▶ **Exercise description**: Write out the entire listing below exactly as it appears, minus any pictures.

▶ **Source excerpt**:

◆ ◆ ◆ ◆ ◆ ◆ ◆

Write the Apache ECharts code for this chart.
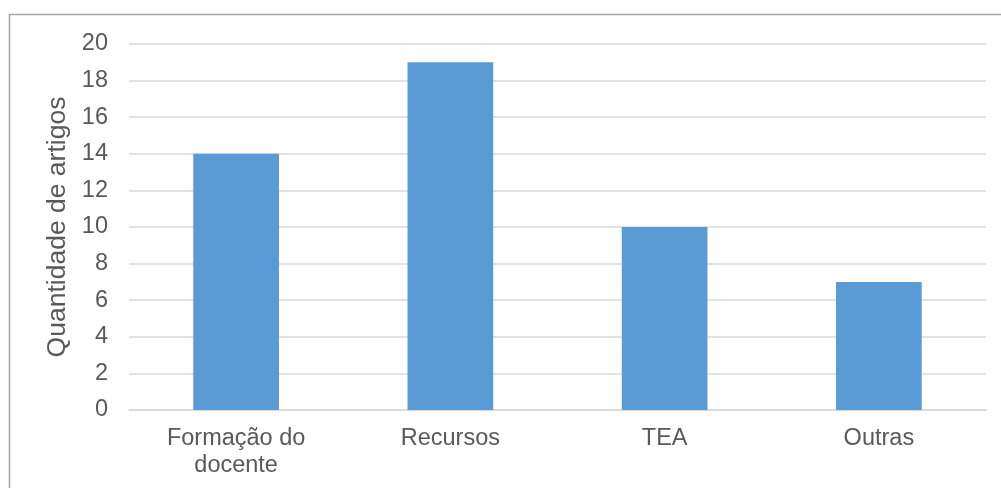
<!DOCTYPE html>
<html>
<head>
<meta charset="utf-8">
<script src="https://cdn.jsdelivr.net/npm/echarts@6/dist/echarts.min.js"></script>
<style>
  html, body { margin: 0; padding: 0; background: #ffffff; }
  #chart { width: 1001px; height: 488px; }
</style>
</head>
<body>
<div id="chart"></div>
<script>
// Number of articles per theme
const categories = ['Formação do\ndocente', 'Recursos', 'TEA', 'Outras'];
const articleCounts = [14, 19, 10, 7];
const yTicks = { min: 0, max: 20, interval: 2 };
const yTitle = 'Quantidade de artigos';

const chart = echarts.init(document.getElementById('chart'), null, { renderer: 'canvas' });

chart.setOption({
  backgroundColor: '#ffffff',
  animation: false,
  textStyle: { fontFamily: '"Liberation Sans", Arial, sans-serif' },
  graphic: [{
    type: 'rect',
    shape: { x: 9.5, y: 14.5, width: 1100, height: 600 },
    style: { fill: 'none', stroke: '#a6a6a6', lineWidth: 1.5 },
    silent: true,
    z: 0
  }],
  grid: { left: 129, right: 15, top: 44, bottom: 78, containLabel: false },
  xAxis: {
    type: 'category',
    data: categories,
    axisLine: { show: true, lineStyle: { color: '#d9d9d9', width: 1.5 } },
    axisTick: { show: false },
    axisLabel: {
      color: '#595959',
      fontSize: 23.5,
      lineHeight: 27,
      margin: 15,
      interval: 0
    }
  },
  yAxis: {
    type: 'value',
    min: yTicks.min,
    max: yTicks.max,
    interval: yTicks.interval,
    name: yTitle,
    nameLocation: 'middle',
    nameGap: 54,
    nameTextStyle: { color: '#595959', fontSize: 26.5 },
    axisLine: { show: false },
    axisTick: { show: false },
    axisLabel: { color: '#595959', fontSize: 23.5, margin: 21 },
    splitLine: { lineStyle: { color: '#d9d9d9', width: 1.5 } }
  },
  series: [{
    type: 'bar',
    data: articleCounts,
    barWidth: '40%',
    itemStyle: { color: '#5b9bd5' }
  }]
});
</script>
</body>
</html>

◆ ◆ ◆ ◆ ◆ ◆ ◆

▶ **Finished answer**:
Write the Apache ECharts code for this chart.
<!DOCTYPE html>
<html>
<head>
<meta charset="utf-8">
<script src="https://cdn.jsdelivr.net/npm/echarts@6/dist/echarts.min.js"></script>
<style>
  html, body { margin: 0; padding: 0; background: #ffffff; }
  #chart { width: 1001px; height: 488px; }
</style>
</head>
<body>
<div id="chart"></div>
<script>
// Number of articles per theme
const categories = ['Formação do\ndocente', 'Recursos', 'TEA', 'Outras'];
const articleCounts = [14, 19, 10, 7];
const yTicks = { min: 0, max: 20, interval: 2 };
const yTitle = 'Quantidade de artigos';

const chart = echarts.init(document.getElementById('chart'), null, { renderer: 'canvas' });

chart.setOption({
  backgroundColor: '#ffffff',
  animation: false,
  textStyle: { fontFamily: '"Liberation Sans", Arial, sans-serif' },
  graphic: [{
    type: 'rect',
    shape: { x: 9.5, y: 14.5, width: 1100, height: 600 },
    style: { fill: 'none', stroke: '#a6a6a6', lineWidth: 1.5 },
    silent: true,
    z: 0
  }],
  grid: { left: 129, right: 15, top: 44, bottom: 78, containLabel: false },
  xAxis: {
    type: 'category',
    data: categories,
    axisLine: { show: true, lineStyle: { color: '#d9d9d9', width: 1.5 } },
    axisTick: { show: false },
    axisLabel: {
      color: '#595959',
      fontSize: 23.5,
      lineHeight: 27,
      margin: 15,
      interval: 0
    }
  },
  yAxis: {
    type: 'value',
    min: yTicks.min,
    max: yTicks.max,
    interval: yTicks.interval,
    name: yTitle,
    nameLocation: 'middle',
    nameGap: 54,
    nameTextStyle: { color: '#595959', fontSize: 26.5 },
    axisLine: { show: false },
    axisTick: { show: false },
    axisLabel: { color: '#595959', fontSize: 23.5, margin: 21 },
    splitLine: { lineStyle: { color: '#d9d9d9', width: 1.5 } }
  },
  series: [{
    type: 'bar',
    data: articleCounts,
    barWidth: '40%',
    itemStyle: { color: '#5b9bd5' }
  }]
});
</script>
</body>
</html>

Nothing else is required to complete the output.